> **SOURCE DATA**:

# # # # # # #

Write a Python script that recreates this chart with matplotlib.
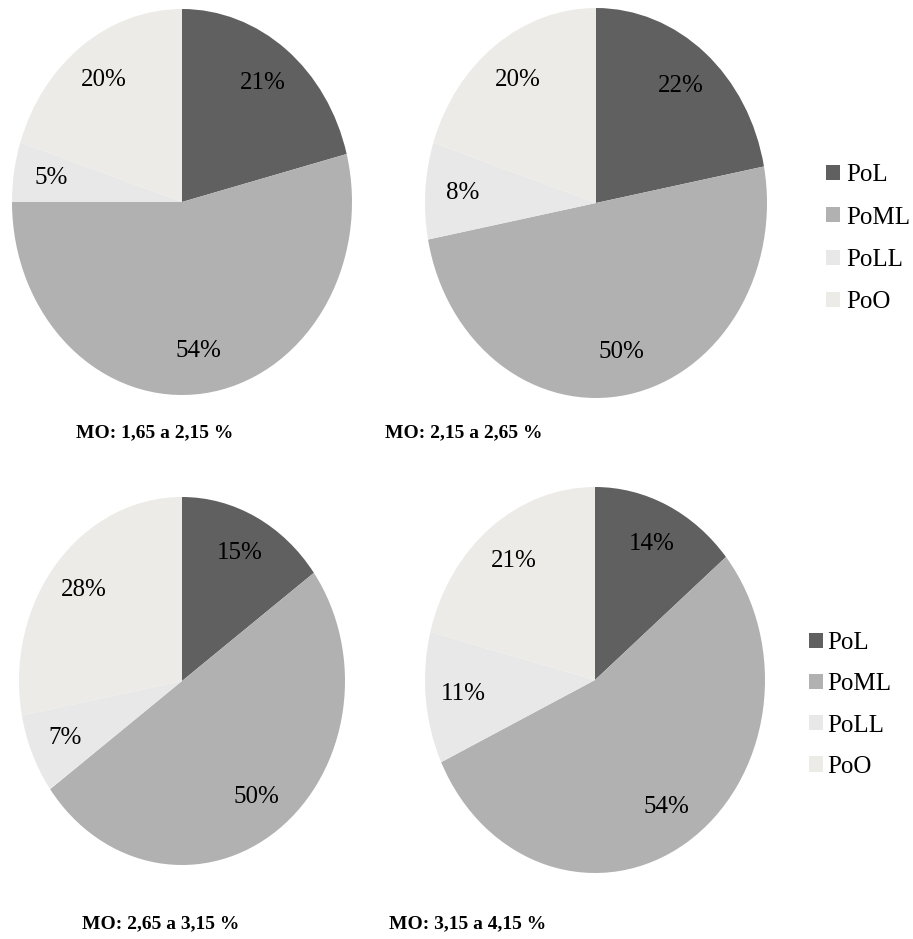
import matplotlib
matplotlib.use("Agg")
import matplotlib.pyplot as plt

# Fractions (%) of each category per organic-matter class
categories = ["PoL", "PoML", "PoLL", "PoO"]
titles = ["MO: 1,65 a 2,15 %", "MO: 2,15 a 2,65 %",
          "MO: 2,65 a 3,15 %", "MO: 3,15 a 4,15 %"]
mo_165_215 = [21, 54, 5, 20]
mo_215_265 = [22, 50, 8, 20]
mo_265_315 = [15, 50, 7, 28]
mo_315_415 = [14, 54, 11, 21]
series = [mo_165_215, mo_215_265, mo_265_315, mo_315_415]

colors = ["#606060", "#b1b1b1", "#e8e8e8", "#ecebe7"]

W, H = 913, 939
plt.rcParams["font.family"] = ["Liberation Serif", "DejaVu Serif"]
fig = plt.figure(figsize=(W / 100, H / 100), dpi=100)

# pie geometry in pixels: centre x, centre y, half-width, half-height
geom = [(182, 202, 170, 193), (596, 203, 171, 195),
        (182, 681, 163, 184), (595, 680, 170, 193)]
title_pos = [(155, 433), (464, 433), (161, 924), (468, 924)]

wedge_sets = []
for vals, (cx, cy, rx, ry), title, (tx, ty) in zip(series, geom, titles, title_pos):
    ax = fig.add_axes([(cx - rx) / W, 1 - (cy + ry) / H, 2 * rx / W, 2 * ry / H])
    wedges, texts, autotexts = ax.pie(
        vals, colors=colors, startangle=90, counterclock=False,
        autopct=lambda p: f"{p:.0f}%", pctdistance=0.78,
        wedgeprops=dict(linewidth=0),
        textprops=dict(fontsize=18, color="black"))
    ax.set_aspect("auto")
    ax.set_xlim(-1, 1)
    ax.set_ylim(-1, 1)
    wedge_sets.append(wedges)
    fig.text(tx / W, 1 - ty / H, title, ha="center", va="center",
             fontsize=14, fontweight="bold")

legend_kw = dict(frameon=False, fontsize=18, handlelength=0.56, handleheight=0.56,
                 borderpad=0, borderaxespad=0, loc="upper left")
fig.legend(wedge_sets[0], categories, bbox_to_anchor=(826 / W, 1 - 164 / H),
           handletextpad=0.25, labelspacing=0.82, **legend_kw)
fig.legend(wedge_sets[2], categories, bbox_to_anchor=(809 / W, 1 - 632 / H),
           handletextpad=0.18, labelspacing=0.77, **legend_kw)

fig.savefig("out.png", dpi=100)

# # # # # # #

Repeat, exactly and in full, each line from the start of the data to the line that contains "import matplotlib.pyplot as plt". Pictures do not go in.

Write a Python script that recreates this chart with matplotlib.
import matplotlib
matplotlib.use("Agg")
import matplotlib.pyplot as plt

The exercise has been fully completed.